12. My hairiest adventure
I used to work in a hospital, and it about was one month after I started to work in IT. I was still a student. So what I did, I was thinking I’m doing a fix and deploying it to test. What really happened was we had access to the live, and it went live.
So, the next morning I came in at like 9 o’clock. Everybody was looking at me. The information system of one of the biggest hospitals in the country’s not working, what did you do? Turn it back!
13. Attack of the mutant asynchronous system
Two systems, one doing application logic and the other doing the data logic. So if we have a cancellation of some kind, basically this system works on the information, and it’s sort of saving a bunch of data before it sends off an email – like, “we’re sorry to lose you”, that kind of stuff.
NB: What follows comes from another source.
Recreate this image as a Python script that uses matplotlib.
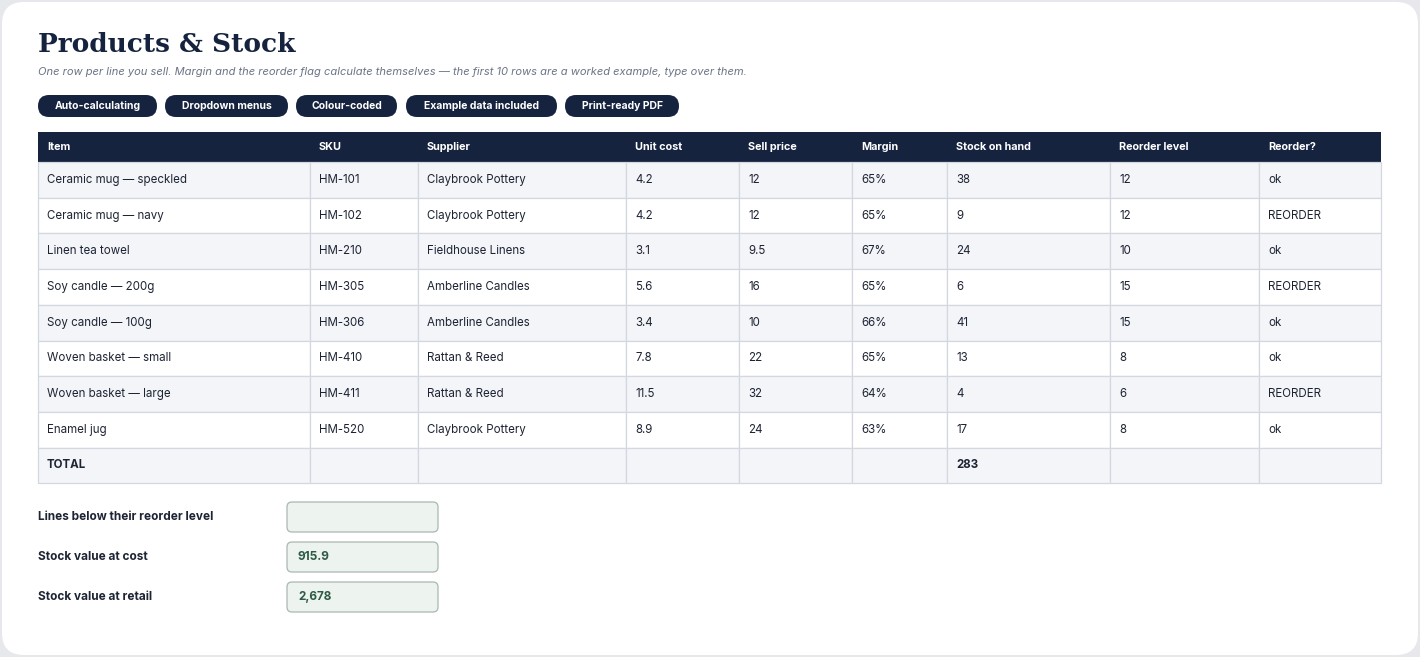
import matplotlib
matplotlib.use("Agg")
import matplotlib.pyplot as plt
from matplotlib.patches import FancyBboxPatch, Rectangle

items = ["Ceramic mug — speckled", "Ceramic mug — navy", "Linen tea towel", "Soy candle — 200g",
         "Soy candle — 100g", "Woven basket — small", "Woven basket — large", "Enamel jug"]
skus = ["HM-101", "HM-102", "HM-210", "HM-305", "HM-306", "HM-410", "HM-411", "HM-520"]
suppliers = ["Claybrook Pottery", "Claybrook Pottery", "Fieldhouse Linens", "Amberline Candles",
             "Amberline Candles", "Rattan & Reed", "Rattan & Reed", "Claybrook Pottery"]
unit_cost = [4.2, 4.2, 3.1, 5.6, 3.4, 7.8, 11.5, 8.9]
sell_price = [12, 12, 9.5, 16, 10, 22, 32, 24]
margin = ["65%", "65%", "67%", "65%", "66%", "65%", "64%", "63%"]
stock = [38, 9, 24, 6, 41, 13, 4, 17]
reorder_level = [12, 12, 10, 15, 15, 8, 6, 8]
reorder_flag = ["ok", "REORDER", "ok", "REORDER", "ok", "ok", "REORDER", "ok"]
headers = ["Item", "SKU", "Supplier", "Unit cost", "Sell price", "Margin", "Stock on hand", "Reorder level", "Reorder?"]
total_stock = 283
pills = ["Auto-calculating", "Dropdown menus", "Colour-coded", "Example data included", "Print-ready PDF"]
summary_labels = ["Lines below their reorder level", "Stock value at cost", "Stock value at retail"]
summary_values = ["", "915.9", "2,678"]

NAVY = "#15233f"
GRID = "#d3d8e0"
FONT = "Inter"

fig = plt.figure(figsize=(14.2, 6.57), dpi=100)
fig.patch.set_facecolor("#e6e8ec")
ax = fig.add_axes([0, 0, 1, 1])
ax.set_xlim(0, 1420); ax.set_ylim(657, 0); ax.axis("off")
ax.add_patch(FancyBboxPatch((2, 2), 1416, 653, boxstyle="round,pad=0,rounding_size=22",
                            fc="white", ec="none"))

ax.text(38, 44, "Products & Stock", fontsize=19, fontweight="bold", family="DejaVu Serif",
        color=NAVY, va="center")
ax.text(38, 72, "One row per line you sell. Margin and the reorder flag calculate themselves — the first 10 rows are a worked example, type over them.",
        fontsize=8, style="italic", color="#6b7385", va="center", family=FONT)

pill_x = [38, 165, 296, 406, 565]
pill_w = [119, 123, 101, 151, 114]
for px, pw, t in zip(pill_x, pill_w, pills):
    ax.add_patch(FancyBboxPatch((px, 95), pw, 22, boxstyle="round,pad=0,rounding_size=11",
                                fc=NAVY, ec="none"))
    ax.text(px + pw / 2, 106, t, fontsize=7.5, fontweight="bold", color="white",
            ha="center", va="center", family=FONT)

cols = [38, 310, 418, 626, 739, 852, 947, 1110, 1259, 1381]
top, hh, rh = 132, 30, 35.7
ax.add_patch(Rectangle((cols[0], top), cols[-1] - cols[0], hh, fc=NAVY, ec="none"))
for i, h in enumerate(headers):
    ax.text(cols[i] + 9, top + hh / 2, h, fontsize=7.8, fontweight="bold", color="white",
            va="center", family=FONT)

def fmt(v):
    return str(v)

rows = []
for i in range(len(items)):
    rows.append([items[i], skus[i], suppliers[i], fmt(unit_cost[i]), fmt(sell_price[i]),
                 margin[i], fmt(stock[i]), fmt(reorder_level[i]), reorder_flag[i]])
rows.append(["TOTAL", "", "", "", "", "", str(total_stock), "", ""])

for r, row in enumerate(rows):
    y0 = top + hh + r * rh
    fc = "#f4f5f9" if (r % 2 == 0) else "white"
    for c in range(9):
        ax.add_patch(Rectangle((cols[c], y0), cols[c + 1] - cols[c], rh, fc=fc, ec=GRID, lw=0.9))
        bold = r == len(rows) - 1
        ax.text(cols[c] + 9, y0 + rh / 2, row[c], fontsize=8.3, color="#1d2433", va="center",
                family=FONT, fontweight="bold" if bold else "normal")

for k, (lab, val) in enumerate(zip(summary_labels, summary_values)):
    yc = 517 + k * 40
    ax.text(38, yc, lab, fontsize=8.5, fontweight="bold", color="#1d2433", va="center", family=FONT)
    ax.add_patch(FancyBboxPatch((287, yc - 15), 151, 30, boxstyle="round,pad=0,rounding_size=5",
                                fc="#edf3ef", ec="#a9b8b0", lw=0.9))
    ax.text(298, yc, val, fontsize=8.5, fontweight="bold", color="#2f5a45", va="center", family=FONT)

fig.savefig("out.png", dpi=100, facecolor=fig.get_facecolor())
Because the systems, the cross-cancelling subscription is asynchronous, it sends some data, waits for the exact amount to come back, receives them, and then sends an email with all the information combined. So this intermediary data lives on the application system and waits for the other to complete its work asynchronously, was – still is, actually – in production, and it’s a list of 100 entries maximum. It sort of lives there, waits and then we pop it off the list.
So if at any point, for some reason, there are 100 sequential requests, and they were all still being processed, we will start losing data, because of that hard limit of 100 for no apparent reason – because, I guess 100 was enough. And if the server gets restarted, we lose that.
We’ve had that for about eight years now. Nobody really knows about it.